Nous venons d'y passer deux jours entiers au retour de nos vacances italiennes, ce n'était pas notre meilleur séjour là bas. La saison n'est pas idéale, il y a beaucoup de monde, il y en a toujours mais là tout particulièrement et surtout en deux ans, elle a changé, je la sens menacée ma ville chérie. Menacée par le tourisme industriel, les gros bateaux qui déversent leur foule de touristes, les petits commerces qui disparaissent peu à peu, le restau qu'on aimait et tenu à présent par des asiatiques, avec carte traduite en quatre langues.
On a quand même réussi parfois à s'éloigner, prendre les chemins de traverse, éviter les grands axes. Il y a comme une autoroute là bas qui mène de San Marco au Rialto en venant de Ferrovia !

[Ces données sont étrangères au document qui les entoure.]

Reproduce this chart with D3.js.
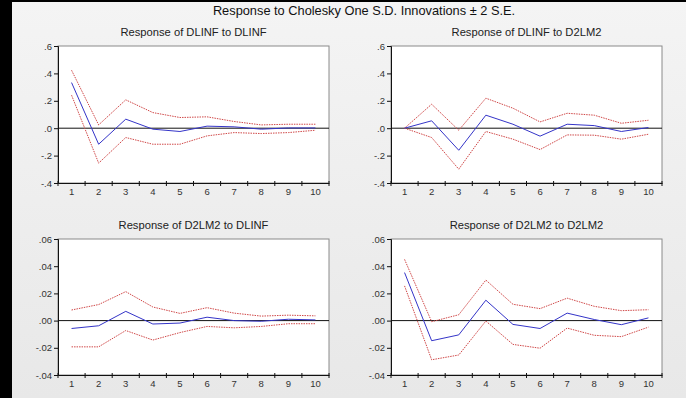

Il n'empêche, je l'aime et je vais vous la décrire en cinq points, en cinq sens.
L'ouie
C'est le glissement des gondoles sur l'eau, l'accent italien légèrement trainant des Vénitiens, le silence particulier dû à l'absence de véhicules terrestres à moteur, le bruit des pas sur les pavés, le souffle un peu rapide à force de monter et redescendre de pont en pont, de canal en canal. C'est le bruit produit par les vaporetti, le léger choc lorsqu'ils accostent. C'est la musique jouée par l'orchestre à la terrasse du café Florian. Ce sont les cris des gondoliers qui s'interpellent. Les talons qui claquent sur les trottoirs pavés.
L'odorat
C'est l'odeur du poisson sur le marché du Rialto, l'odeur des vieilles pierres chauffées à blanc par le soleil d'été, celle des grillades de poissons et de fruits de mer, la senteur de l'encens des églises, parfois une odeur un peu âcre, un peu moisie, celle de la mousse au bas des maisons et palazzi. C'est le cuir des beaux sacs fabriqués dans les environs. C'est l'odeur poudrée des perruques de marquis d'une autre époque. Celle du cappuccino ou du caffé à l'italienne.
Le toucher
C'est ma main qui caresse la pierre polie par les ans, qui touche le velours des étoffes de naguère, qui effleure les plumes des masques authentiques, ceux faits par les artisans à la manière des siècles passés. C'est toucher le bois d'une gondole et laisser les doigts glisser le long de son flanc brillant. C'est la pierre des pavés que tant de siècles de pas ont privé de toute aspérité. C'est la dentelle de Burano, fine et délicate aussi légère qu'un bruissement d'aile.
Le goût
C'est mon palais flatté par les spécialités vénitiennes : sarde in saor, fegatto alla veneziana, bacala, sans oublier les tramezzini multicolores. Les biscuits à tremper dans le vino santo. Les gelati, les meilleures sont celles à la vanille ou fior di latte, seuls les italiens savent la préparer ainsi ! Ou alors un sorbetto al limone histoire de se rafraîchir. Les cicchetti à déguster à l'heure du spritz, l'apéritif traditionnel.
La vue
De tous les sens, c'est celui qui est le plus sollicité selon moi. Où que se pose le regard, tout est beau. J'aime les dentelles de pierre des palazzi, la ligne élégante des gondoles. C'est une question de lumière, unique. La brillance de l'eau, les mille éclats dont elle se pare. Le bleu du ciel opposé à la pâleur des bâtiments. C'est le papier marbré produit par les artisans. C'est le regard émerveillé que posent certains touristes sur la sérénissime, ceux qui la méritent, ceux qui en repartiront changés à jamais. Les tableaux à l'aquarelle que l'on peut admirer dans certaines vitrines, cette peinture faite d'eau convient si bien à la cité lagunaire. Au printemps, la vision des glycines en fleurs qui dégringolent en cascade au dessus des canaux.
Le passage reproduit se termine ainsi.